Perte de confiance et dédollarisation

La Suisse n’est pas le seul pays à avoir rapatrié son or des États-Unis ou de son proche allié le Royaume-Uni. La tendance est mondiale, et s’est accélérée depuis que les États-Unis ont décidé de «geler» les réserves monétaires russes en représailles à la guerre en Ukraine.

La perte de confiance dans les États-Unis dépasse largement le contexte des réserves souveraines d’or. De façon générale, c’est l’ordre mondial d’après-guerre, dominé culturellement et militairement par les États-Unis, qui est en pleine rupture. Cela se traduit par une réduction de l’influence politique et financière américaine dans le monde, et une dédollarisation de l’économie internationale.

Dans son livre After Tamerlane: The Global History of Empire, l’auteur John Darwin explique en substance que le 17e siècle a été espagnol, le 18e français, le 19e britannique, et le 20e américain. Le déclin de cette dernière puissance au 21e siècle est déjà manifeste, et se produit au profit du continent eurasiatique et des BRICS qui la supplantent progressivement.

Or, au fur et à mesure que ce déclin devient manifeste, les États-Unis agissent comme tous les empires en phase d’affaissement: il s’emporte, et agit de façon d’autant plus péremptoire que ses vassaux s’en détachent.
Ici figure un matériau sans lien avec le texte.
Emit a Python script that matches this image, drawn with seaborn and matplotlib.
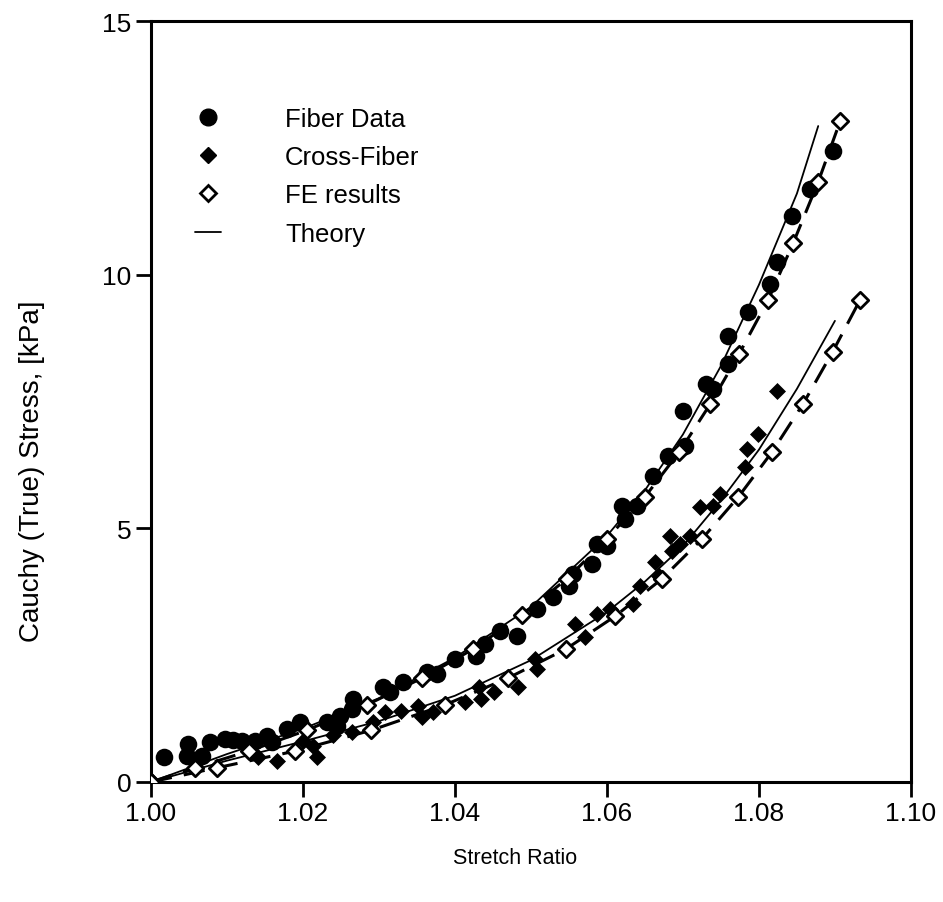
import numpy as np
import pandas as pd
import matplotlib
matplotlib.use('Agg')
import matplotlib.pyplot as plt
import seaborn as sns
from matplotlib.lines import Line2D

# fiber direction data (filled circles)
fiber_x = [1.0017, 1.0047, 1.0049, 1.0067, 1.0078, 1.0097, 1.0108, 1.0120, 1.0137, 1.0153,
           1.0160, 1.0179, 1.0196, 1.0232, 1.0245, 1.0249, 1.0264, 1.0266, 1.0305, 1.0314,
           1.0332, 1.0363, 1.0376, 1.0400, 1.0428, 1.0440, 1.0459, 1.0482, 1.0508, 1.0529,
           1.0550, 1.0555, 1.0580, 1.0587, 1.0600, 1.0620, 1.0624, 1.0640, 1.0660, 1.0680,
           1.0700, 1.0703, 1.0731, 1.0740, 1.0759, 1.0759, 1.0786, 1.0814, 1.0824, 1.0843,
           1.0867, 1.0897]
fiber_y = [0.49, 0.51, 0.75, 0.51, 0.79, 0.85, 0.83, 0.81, 0.81, 0.91,
           0.79, 1.04, 1.18, 1.18, 1.10, 1.30, 1.44, 1.64, 1.87, 1.77,
           1.97, 2.17, 2.13, 2.42, 2.48, 2.72, 2.98, 2.88, 3.41, 3.65,
           3.86, 4.10, 4.30, 4.69, 4.65, 5.44, 5.18, 5.44, 6.03, 6.43,
           7.31, 6.62, 7.85, 7.75, 8.79, 8.24, 9.26, 9.82, 10.25, 11.16,
           11.69, 12.44]

# cross-fiber data (filled diamonds)
cross_x = [1.0141, 1.0166, 1.0200, 1.0213, 1.0218, 1.0240, 1.0264, 1.0292, 1.0308, 1.0329,
           1.0351, 1.0357, 1.0371, 1.0413, 1.0432, 1.0434, 1.0451, 1.0483, 1.0505, 1.0508,
           1.0558, 1.0571, 1.0587, 1.0604, 1.0634, 1.0643, 1.0663, 1.0668, 1.0686, 1.0683,
           1.0696, 1.0709, 1.0722, 1.0740, 1.0749, 1.0782, 1.0784, 1.0799, 1.0824]
cross_y = [0.49, 0.41, 0.81, 0.71, 0.49, 0.93, 0.99, 1.18, 1.38, 1.40,
           1.50, 1.28, 1.38, 1.58, 1.87, 1.64, 1.77, 1.87, 2.42, 2.23,
           3.11, 2.86, 3.31, 3.41, 3.51, 3.86, 4.34, 4.06, 4.55, 4.85,
           4.69, 4.85, 5.42, 5.44, 5.68, 6.21, 6.56, 6.86, 7.71]

# FE results (open diamonds), fiber and cross-fiber directions
fe_fiber_x = [1.0, 1.0058, 1.0129, 1.0205, 1.0284, 1.0357, 1.0424, 1.0488, 1.0547, 1.0600,
              1.0650, 1.0695, 1.0736, 1.0774, 1.0812, 1.0845, 1.0878, 1.0907]
fe_fiber_y = [0.0, 0.28, 0.61, 1.02, 1.52, 2.05, 2.62, 3.29, 4.00, 4.79,
              5.62, 6.50, 7.45, 8.44, 9.50, 10.62, 11.83, 13.03]
fe_cross_x = [1.0, 1.0087, 1.0190, 1.0290, 1.0387, 1.0470, 1.0546, 1.0611, 1.0672, 1.0725,
              1.0773, 1.0817, 1.0858, 1.0897, 1.0933]
fe_cross_y = [0.0, 0.28, 0.61, 1.02, 1.52, 2.05, 2.62, 3.27, 4.00, 4.79,
              5.62, 6.50, 7.45, 8.48, 9.50]

# theory curves
th_fiber_x = [1.000, 1.010, 1.020, 1.030, 1.040, 1.050, 1.060, 1.065, 1.070, 1.075, 1.080, 1.085, 1.0878]
th_fiber_y = [0.0, 0.55, 1.05, 1.65, 2.45, 3.45, 4.85, 5.75, 6.85, 8.2, 9.8, 11.6, 12.93]
th_cross_x = [1.000, 1.010, 1.020, 1.030, 1.040, 1.050, 1.060, 1.065, 1.070, 1.075, 1.080, 1.085, 1.090]
th_cross_y = [0.0, 0.42, 0.80, 1.20, 1.70, 2.40, 3.35, 3.95, 4.65, 5.55, 6.55, 7.75, 9.09]

x_ticks = [1.00, 1.02, 1.04, 1.06, 1.08, 1.10]
y_ticks = [0, 5, 10, 15]

sns.set_style('white')
plt.rcParams['font.family'] = ['Liberation Sans', 'DejaVu Sans']
plt.rcParams['text.color'] = 'black'
plt.rcParams['axes.labelcolor'] = 'black'

fig = plt.figure(figsize=(9.43, 9.03), dpi=100)
ax = fig.add_axes([0.160, 0.1329, 0.806, 0.8427])

# theory (thin solid)
sns.lineplot(x=th_fiber_x, y=th_fiber_y, color='black', lw=1.3, sort=False, estimator=None, ax=ax)
sns.lineplot(x=th_cross_x, y=th_cross_y, color='black', lw=1.3, sort=False, estimator=None, ax=ax)

# FE (dashed connecting line + open diamonds)
for fx, fy in [(fe_fiber_x, fe_fiber_y), (fe_cross_x, fe_cross_y)]:
    sns.lineplot(x=fx, y=fy, color='black', lw=2.2, sort=False, estimator=None,
                 linestyle=(0, (7, 4)), ax=ax)

sns.scatterplot(x=fiber_x, y=fiber_y, color='black', marker='o', s=160,
                edgecolor='black', linewidth=0, ax=ax, zorder=3)
sns.scatterplot(x=cross_x, y=cross_y, color='black', marker='D', s=75,
                edgecolor='black', linewidth=0, ax=ax, zorder=3)
for fx, fy in [(fe_fiber_x, fe_fiber_y), (fe_cross_x, fe_cross_y)]:
    sns.scatterplot(x=fx, y=fy, color='white', marker='D', s=70,
                    edgecolor='black', linewidth=2.0, ax=ax, zorder=4)

ax.set_xlim(1.00, 1.10)
ax.set_ylim(0, 15)
ax.set_xticks(x_ticks)
ax.set_xticklabels(['%.2f' % t for t in x_ticks])
ax.set_yticks(y_ticks)
ax.tick_params(bottom=True, left=True, direction='out', length=11, width=2,
               labelsize=19, colors='black', pad=3)
for s in ax.spines.values():
    s.set_linewidth(2.2)
    s.set_color('black')

ax.set_xlabel('Stretch Ratio', fontsize=15.5)
ax.set_ylabel('Cauchy (True) Stress, [kPa]', fontsize=20)
ax.xaxis.set_label_coords(0.479, -0.085)
ax.yaxis.set_label_coords(-0.139, 0.41)

handles = [
    Line2D([], [], color='black', marker='o', linestyle='none', markersize=12),
    Line2D([], [], color='black', marker='D', linestyle='none', markersize=8),
    Line2D([], [], color='black', marker='D', markerfacecolor='white', markeredgewidth=2,
           linestyle='none', markersize=8),
    Line2D([], [], color='black', lw=1.3),
]
labels = ['Fiber Data', 'Cross-Fiber', 'FE results', 'Theory']
ax.legend(handles, labels, loc='upper left', bbox_to_anchor=(0.028, 0.918), frameon=False,
          fontsize=18.5, handlelength=1.0, handletextpad=2.5, labelspacing=0.56)

fig.savefig('out.png', dpi=100)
C’est ainsi que les sanctions imposées contre la Russie, dans un cadre de fausse indignation vis-à-vis de son offensive en Ukraine, se soldent comme une balle que l’Amérique s’est tirée dans le pied.

Dans ce contexte, les observateurs avisés ont compris que le risque de sanctions américaines contre la Suisse, inimaginables il y a encore trente ans, ne représentent plus l’impossibilité d’autrefois. Les pressions subies par la Confédération sur la question des «fonds en déshérence» comme sur celles sur le secret bancaire sont autant de symptômes de ce paradigme nouveau.

L’accord de libre échange avec la Chine sera-t-il en cause demain ? Peut-on vraiment l’exclure, dans le cas par exemple où Trump emporterait les élections de novembre? En tout état de cause, l’inquiétude de Thomas Matter semble avisée.

Interrogation parlementaire

C’est dans ce contexte implicite que le conseiller national susmentionné a fait parvenir une interrogation au Conseil fédéral, que nous reproduisons traduite ci-dessous.

Les caisses de compensation AVS/AI/APG sont responsables de la gestion financière et patrimoniale de ces trois assurances. L’autorité compétente, Compenswiss, a déchargé l’UBS du mandat de gestion des titres correspondants, pour un montant de 40 milliards de francs, et l’a transféré à la State Street américaine.

Dans ce contexte, je demande au Conseil fédéral de répondre aux questions suivantes:

1. Le Conseil fédéral juge-t-il opportun qu’UBS perde son mandat de dépositaire mondial des systèmes suisses de sécurité sociale AVS, AI et APG, et que celui-ci soit transféré à la State Street américaine? Si oui, pourquoi?

2. Tous les titres des fonds de compensation AVS/AI/APG seront-ils déposés à l’avenir auprès de la State Street américaine en tant que dépositaire global?

3. Pourquoi le gouvernement fédéral a-t-il retiré à l’UBS le rôle de dépositaire mondial alors que ce même gouvernement fédéral s’est montré extrêmement satisfait qu’UBS ait repris la défunte Crédit Suisse en mars 2023?

4. Ne serait-il pas plus judicieux, pour des raisons de sécurité de notre patrimoine national (1er pilier) que les systèmes de protection sociale suisses AVS, AI et APG, soient gérés par une banque suisse en tant que dépositaire mondial?

5. Dans quelle mesure la qualité des services de la société américaine State Street en tant que dépositaire mondial se distingue-t-elle positivement de celle de l’UBS?

Si et quand le Conseil fédéral répond, Essentiel News ne manquera pas d’en informer ses lecteurs.